Not only did Mincato meet his target a year early, he also has outperformed the industry for five years straight -- on everything from revenue and profit growth to share price. Last year the company's net income rose 30.2%, to $9.4 billion -- up 155% in five years. Revenue jumped 13%, to $70 billion. Sure, soaring oil prices in 2004 helped. But Mincato wins accolades for focusing on ENI's core oil-and-gas business and cutting costs while dramatically building production (up 70% under his tenure) and reserves (up 30%) in a tough market. With a beefy $94 billion in market capitalization -- more than double the level in 1998 -- ENI is now the world's sixth-largest publicly traded oil company. "We are no longer the biggest of the small, but the smallest of the big," says Mincato.

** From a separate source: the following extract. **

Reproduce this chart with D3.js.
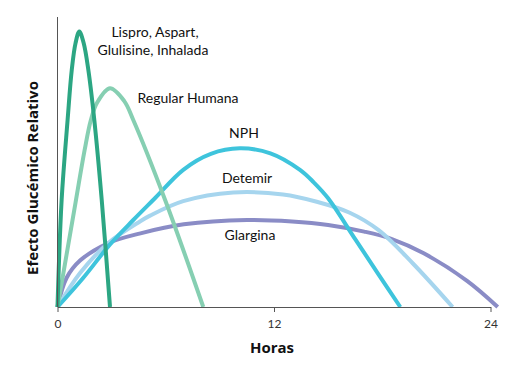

The strategic leap wasn't pure bravado. As a 42-year veteran of ENI, Mincato knew the outfit's strengths and believed its modest status in 1998 belied its potential. "The limitations of ENI back then weren't part of the DNA of the company," he says. The new CEO ignored government calls to merge with bigger rivals. Betting that oil would rise from its $10-a-barrel level, he snapped up three smaller producers. Mincato's biggest coup, though, was maneuvering deftly in 2001 to lead an eight-member consortium of giants to develop the huge Kashagan field in the North Caspian Sea -- one of the biggest discovered in 30 years, with an estimated 13 billion barrels of reserves.
When bickering consortium partners were deadlocked over the choice of lead operator, ENI won out over much bigger rivals such as ExxonMobil (XOM ) and Royal Dutch/Shell Group (RD ). Mincato lobbied rivals adroitly for the job. "It was a huge leap in the recognition of our technical capabilities," says Mincato.
Born into a family of modest means, Mincato got his first lessons in cash flow at his mother's small retail shop, then went to work at age 19 at a textile company in the Veneto region. He rose to chief financial officer before the company was taken over by ENI. He has labored tirelessly for improved corporate governance in Italy. A director of Milan's Teatro alla Scala, he is a passionate fan of opera, art, and literature, publishing occasional essays on his favorite opera composers.
The 69-year-old CEO steps down soon after two three-year government mandates. Clearly the multitalented Mincato won't look for things to do.